Crisis is a teacher of great lessons. But once crisis has passed, the lessons are often forgotten. Take a minute and think about the vows you made to yourself after your last crisis experience. Are you now doing what you promised you’d do? Are you still living a life infused with a sense of what really matters? Have you lived or lost those precious lessons?

As a season of rebirth and renewal, spring is the perfect time to renew your commitments.  New flowers and rain showers remind us that it takes precious little to create a happy life if the heart and spirit are set aright. Even when all seems lost, rebirth will come as surely as do the spring and the cardinals.

Possibilities for renewal can be found all around us, albeit in strange and unlikely places. For example, you may have just lost your job. That’s an experience none of us would relish. However, what if you consciously choose to see the lack of a job as a chance for renewal instead of a loss?

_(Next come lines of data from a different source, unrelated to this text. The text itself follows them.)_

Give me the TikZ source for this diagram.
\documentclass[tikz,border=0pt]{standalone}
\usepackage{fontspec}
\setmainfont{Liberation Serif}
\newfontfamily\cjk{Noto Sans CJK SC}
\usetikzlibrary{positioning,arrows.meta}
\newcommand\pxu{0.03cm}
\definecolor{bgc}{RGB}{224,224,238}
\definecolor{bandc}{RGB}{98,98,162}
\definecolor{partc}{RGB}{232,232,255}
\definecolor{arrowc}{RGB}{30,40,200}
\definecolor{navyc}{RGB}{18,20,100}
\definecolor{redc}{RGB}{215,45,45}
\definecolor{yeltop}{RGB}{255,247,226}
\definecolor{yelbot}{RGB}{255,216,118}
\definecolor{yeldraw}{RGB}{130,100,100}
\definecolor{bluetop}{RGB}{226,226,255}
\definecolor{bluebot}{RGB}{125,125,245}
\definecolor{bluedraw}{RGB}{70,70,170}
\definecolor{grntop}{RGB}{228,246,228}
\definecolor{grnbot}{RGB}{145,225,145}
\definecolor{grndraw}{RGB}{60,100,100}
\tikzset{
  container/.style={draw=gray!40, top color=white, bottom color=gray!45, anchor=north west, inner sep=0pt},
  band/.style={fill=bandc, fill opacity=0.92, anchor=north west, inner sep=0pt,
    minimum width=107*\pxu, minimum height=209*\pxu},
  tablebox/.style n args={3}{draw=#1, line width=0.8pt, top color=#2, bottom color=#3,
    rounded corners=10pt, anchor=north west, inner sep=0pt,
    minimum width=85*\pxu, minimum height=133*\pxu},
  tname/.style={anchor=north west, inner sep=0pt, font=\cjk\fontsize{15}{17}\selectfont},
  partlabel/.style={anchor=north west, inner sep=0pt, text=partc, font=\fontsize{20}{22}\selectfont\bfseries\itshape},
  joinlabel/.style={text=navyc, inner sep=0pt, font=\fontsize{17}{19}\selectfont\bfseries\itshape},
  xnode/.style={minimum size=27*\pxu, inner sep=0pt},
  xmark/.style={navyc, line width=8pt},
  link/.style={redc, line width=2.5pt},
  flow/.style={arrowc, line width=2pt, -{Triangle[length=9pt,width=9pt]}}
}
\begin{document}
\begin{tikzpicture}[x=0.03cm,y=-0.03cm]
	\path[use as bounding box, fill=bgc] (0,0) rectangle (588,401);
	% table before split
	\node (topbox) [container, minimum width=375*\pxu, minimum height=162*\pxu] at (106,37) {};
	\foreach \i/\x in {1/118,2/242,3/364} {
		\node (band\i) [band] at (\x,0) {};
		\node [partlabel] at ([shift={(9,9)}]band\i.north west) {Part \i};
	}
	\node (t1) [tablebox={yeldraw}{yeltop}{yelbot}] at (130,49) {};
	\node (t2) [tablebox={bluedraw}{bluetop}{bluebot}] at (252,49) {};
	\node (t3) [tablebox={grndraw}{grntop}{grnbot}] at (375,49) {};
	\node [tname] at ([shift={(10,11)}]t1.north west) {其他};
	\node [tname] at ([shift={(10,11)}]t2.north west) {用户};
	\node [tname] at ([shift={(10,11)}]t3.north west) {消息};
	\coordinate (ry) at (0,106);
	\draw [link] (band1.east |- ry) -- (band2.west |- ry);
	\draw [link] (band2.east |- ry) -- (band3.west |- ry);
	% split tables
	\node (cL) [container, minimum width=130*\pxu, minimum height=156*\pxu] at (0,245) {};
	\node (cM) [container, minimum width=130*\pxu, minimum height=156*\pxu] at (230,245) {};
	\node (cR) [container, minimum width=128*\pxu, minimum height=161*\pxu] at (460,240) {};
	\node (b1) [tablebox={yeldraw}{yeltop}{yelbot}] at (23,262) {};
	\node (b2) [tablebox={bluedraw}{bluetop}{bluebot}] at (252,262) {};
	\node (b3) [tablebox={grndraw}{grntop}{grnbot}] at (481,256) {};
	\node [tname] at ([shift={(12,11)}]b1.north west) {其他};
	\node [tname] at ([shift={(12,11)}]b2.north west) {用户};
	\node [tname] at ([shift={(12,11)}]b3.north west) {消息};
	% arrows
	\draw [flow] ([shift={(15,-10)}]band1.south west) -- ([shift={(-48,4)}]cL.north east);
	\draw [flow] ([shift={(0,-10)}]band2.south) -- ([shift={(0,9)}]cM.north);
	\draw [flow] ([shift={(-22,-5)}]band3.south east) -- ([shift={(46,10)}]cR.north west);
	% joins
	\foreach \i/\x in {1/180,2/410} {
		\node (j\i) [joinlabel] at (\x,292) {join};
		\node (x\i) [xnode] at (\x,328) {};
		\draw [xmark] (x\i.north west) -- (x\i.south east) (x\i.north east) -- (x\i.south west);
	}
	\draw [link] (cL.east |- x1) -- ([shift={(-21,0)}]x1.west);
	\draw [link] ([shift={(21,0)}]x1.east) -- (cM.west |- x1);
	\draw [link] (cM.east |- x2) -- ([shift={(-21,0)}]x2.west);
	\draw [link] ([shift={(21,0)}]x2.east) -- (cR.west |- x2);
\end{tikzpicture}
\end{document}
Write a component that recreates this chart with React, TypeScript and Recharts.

Perhaps you’ve had an idea for a business of your own for years, but haven’t tried it out. Or maybe you’ve always wanted to go to college and study engineering or psychology. It doesn’t matter why you now have the chance to do these things. What matters is that you see the chance to create something better at least as strongly as you see your loss.

Maybe you just got out of a long term relationship. And maybe ending the relationship was not your idea. But the choice to thrive and create a new life after the breakup is entirely in your hands. You have the option of centering your attention and emotion on what someone else’s actions took from you. But just as surely, you can see this ending as a chance to free yourself for new experiences.

In both cases, the facts can seem bleak. Former jobs and relationships are gone. Life has changed in radical ways. But we still have the power to assign the meaning to the facts through our choices and actions.

Crises may come, but they will go. And like physical birth, spiritual, professional or relationship rebirths may be very painful experiences. But they can lead to beautiful things if you are open to losing the loss and embracing the opportunity!

Life and renewal are as certain as death and destruction. Faith and hope are as sure as despair. Whether to serve hope or despair is the most basic choice in human life. Choose wisely!